Eu preciso de você pra me provar que o que eu quero é me levantar da minha cama toda manhã quando eu quiser simplesmente afundar e morrer.

domingo, 3 de julho de 2011

Ossos Na Água (O Outro, Parte III)

Toda vez que eu penso em te jogar escada abaixo, eu lambo meus lábios. Eu começo a salivar como um animal selvagem, sentado no ápice do gráfico de liberação de adrenalina perante à idéia de subverter sua caça com suas presas e garras. Toda vez que eu penso em te rasgar a pele macia com os dentes - e não é que este seja um pensamento raro, perceba, - eu os mostro em um sorriso débil.
Mas não entenda isso errado. Porque essa é a única forma que eu conheço de te mostrar que eu realmente me importo com você - seja da forma e intensidade que for.

E eu te engano por esporte a cada chance que eu tenho. Eu minto para você o tempo todo, e eu crio fantasias tão próximas da verdade, que você cai todas as vezes, vez ante vez, vez após vez, e outra vez.
Mas não me entenda mal. Eu deixo pequenos rastros para você me descobrir: eu deixo impressões digitais no lado de fora da sua janela na forma de mensagens de incentivo; eu deixo marcados no seu pescoço avisos de perigo. Eu faço gravuras de você dilacerada por uma matilha de criaturas noturnas e as deixo embaixo da sua cama, e eu fico excitado em pensar que um dia você as pode encontrar.

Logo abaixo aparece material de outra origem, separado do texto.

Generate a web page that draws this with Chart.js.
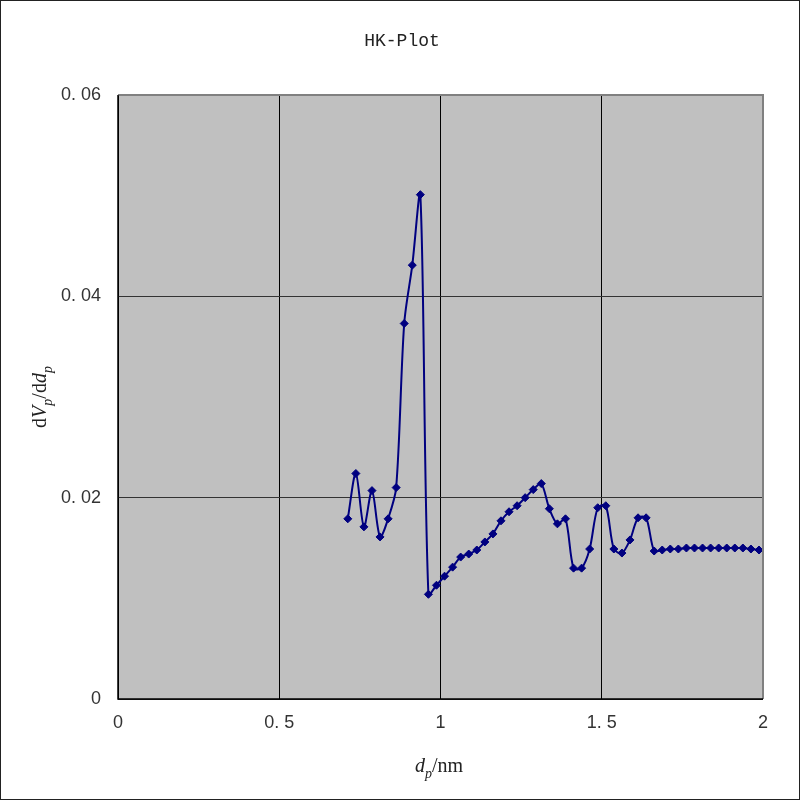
<!DOCTYPE html>
<html>
<head>
<meta charset="utf-8">
<script src="https://cdn.jsdelivr.net/npm/chart.js@4.4.1/dist/chart.umd.min.js"></script>
<style>
  html, body { margin:0; padding:0; background:#fff; }
  #wrap { width:800px; height:800px; position:relative; }
</style>
</head>
<body>
<div id="wrap"><canvas id="hk" width="800" height="800"></canvas></div>
<script>
// pore width d_p (nm)
const poreWidth = [
  0.7125, 0.7375, 0.7625, 0.7875, 0.8125, 0.8375, 0.8625, 0.8875, 0.9125, 0.9375,
  0.9625, 0.9875, 1.0125, 1.0375, 1.0625, 1.0875, 1.1125, 1.1375, 1.1625, 1.1875,
  1.2125, 1.2375, 1.2625, 1.2875, 1.3125, 1.3375, 1.3625, 1.3875, 1.4125, 1.4375,
  1.4625, 1.4875, 1.5125, 1.5375, 1.5625, 1.5875, 1.6125, 1.6375, 1.6625, 1.6875,
  1.7125, 1.7375, 1.7625, 1.7875, 1.8125, 1.8375, 1.8625, 1.8875, 1.9125, 1.9375,
  1.9625, 1.9875
];
// dVp/ddp
const dVdd = [
  0.0179, 0.0224, 0.0171, 0.0207, 0.0161, 0.0179, 0.0210, 0.0373, 0.0431, 0.0501,
  0.0104, 0.0113, 0.0122, 0.0131, 0.0141, 0.0144, 0.0148, 0.0156, 0.0164, 0.0177,
  0.0186, 0.0192, 0.0200, 0.0208, 0.0214, 0.0189, 0.0174, 0.0179, 0.0130, 0.0130,
  0.0149, 0.0190, 0.0192, 0.0149, 0.0145, 0.0158, 0.0180, 0.0180, 0.0147, 0.0148,
  0.0149, 0.0149, 0.0150, 0.0150, 0.0150, 0.0150, 0.0150, 0.0150, 0.0150, 0.0150,
  0.0149, 0.0148
];
const xTicks = [0, 0.5, 1, 1.5, 2];
const yTicks = [0, 0.02, 0.04, 0.06];

const points = poreWidth.map((x, i) => ({x, y: dVdd[i]}));

function tickText(v, digits){
  if (Math.abs(v) < 1e-9) return '0';
  if (Math.abs(v - Math.round(v)) < 1e-9) return String(Math.round(v));
  return v.toFixed(digits).replace('.', '. ');
}

// draw a run of text pieces: [text, italic, subscript]
function drawPieces(ctx, pieces, size){
  const parts = pieces.map(([t, it, sub]) => {
    const s = sub ? size * 0.7 : size;
    const font = (it ? 'italic ' : '') + s + 'px "Liberation Serif", "Times New Roman", serif';
    ctx.font = font;
    return {t, font, sub, w: ctx.measureText(t).width};
  });
  const total = parts.reduce((a, p) => a + p.w, 0);
  let x = -total / 2;
  ctx.textAlign = 'left';
  ctx.textBaseline = 'alphabetic';
  parts.forEach(p => {
    ctx.font = p.font;
    ctx.fillText(p.t, x, p.sub ? size * 0.28 : 0);
    x += p.w;
  });
}

const decor = {
  id: 'decor',
  beforeDraw(chart){
    const {ctx, chartArea: a} = chart;
    ctx.save();
    ctx.fillStyle = '#c0c0c0';
    ctx.fillRect(a.left, a.top, a.right - a.left, a.bottom - a.top);
    ctx.restore();
  },
  afterDraw(chart){
    const {ctx, chartArea: a} = chart;
    ctx.save();
    // grey frame on top/right of plot
    ctx.strokeStyle = '#808080';
    ctx.lineWidth = 2;
    ctx.beginPath();
    ctx.moveTo(a.left, a.top); ctx.lineTo(a.right, a.top); ctx.lineTo(a.right, a.bottom);
    ctx.stroke();
    // black axes
    ctx.strokeStyle = '#000';
    ctx.lineWidth = 1.5;
    ctx.beginPath();
    ctx.moveTo(a.left, a.top); ctx.lineTo(a.left, a.bottom); ctx.lineTo(a.right, a.bottom);
    ctx.stroke();
    // outer border
    ctx.strokeStyle = '#222';
    ctx.lineWidth = 1;
    ctx.strokeRect(0.5, 0.5, 799, 799);

    // title
    ctx.fillStyle = '#222';
    ctx.font = '18px "Liberation Mono", "DejaVu Sans Mono", monospace';
    ctx.textAlign = 'center';
    ctx.textBaseline = 'middle';
    ctx.fillText('HK-Plot', 402, 41);

    // x axis title
    ctx.save();
    ctx.translate(439, 772);
    drawPieces(ctx, [['d', true, false], ['p', true, true], ['/nm', false, false]], 20);
    ctx.restore();

    // y axis title
    ctx.save();
    ctx.translate(46, 397);
    ctx.rotate(-Math.PI / 2);
    drawPieces(ctx, [['d', false, false], ['V', true, false], ['p', true, true],
                     ['/d', false, false], ['d', true, false], ['p', true, true]], 20);
    ctx.restore();
    ctx.restore();
  }
};

new Chart(document.getElementById('hk'), {
  type: 'scatter',
  data: { datasets: [{
    data: points,
    showLine: true,
    borderColor: '#000080',
    backgroundColor: '#000080',
    borderWidth: 2,
    tension: 0.3,
    pointStyle: 'rectRot',
    pointRadius: 4,
    pointBorderWidth: 1,
    pointBorderColor: '#000080',
    clip: false
  }]},
  options: {
    responsive: false,
    animation: false,
    events: [],
    layout: { padding: { left: 0, top: 95, right: 37, bottom: 0 } },
    plugins: { legend: { display: false }, tooltip: { enabled: false }, title: { display: false } },
    scales: {
      x: {
        type: 'linear', min: 0, max: 2,
        afterBuildTicks: s => { s.ticks = xTicks.map(v => ({value: v})); },
        afterFit: s => { s.height = 101; },
        grid: { color: '#000', lineWidth: 1, drawTicks: false },
        border: { display: false },
        ticks: {
          padding: 13, color: '#333', maxRotation: 0, autoSkip: false,
          font: { family: '"Liberation Sans", Arial, sans-serif', size: 18 },
          callback: v => tickText(v, 1)
        }
      },
      y: {
        type: 'linear', min: 0, max: 0.06,
        afterBuildTicks: s => { s.ticks = yTicks.map(v => ({value: v})); },
        afterFit: s => { s.width = 118; },
        grid: { color: '#333', lineWidth: 1, drawTicks: false },
        border: { display: false },
        ticks: {
          padding: 17, color: '#333', autoSkip: false,
          font: { family: '"Liberation Sans", Arial, sans-serif', size: 18 },
          callback: v => tickText(v, 2)
        }
      }
    }
  },
  plugins: [decor]
});
</script>
</body>
</html>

Eu tenho um presente para você.

Eu capturo fatias da luz pálida que entra pela janela do seu quarto enquanto eu assisto você dormir, segura debaixo dos cobertores. Eu fantasio que você está tendo sonhos selvagens comigo enquanto você dorme. Eu capturo esse momento em uma gravura; eu a estampo na sua janela com meus dedos enquanto você me inspira.

Eu tenho um presente pra você.
Ele é feito de pedaços da minha pele.

Eu quero que você veja a minha inspiração. Então eu tirei um pedaço da sua janela e me cortei com ele, e agora eu o costuro junto da minha própria pele. O vermelho do meu sangue dá um colorido fervente à minha obra enquanto você dorme e serve de musa pra minha arte. Enquanto eu te olho por essa janela. Enquanto eu te olho por esta janela, eu estou pronto pra me comprometer.

Eu tenho um presente para você.
Apenas abra a janela com seus dedos finos e gelados, e você verá.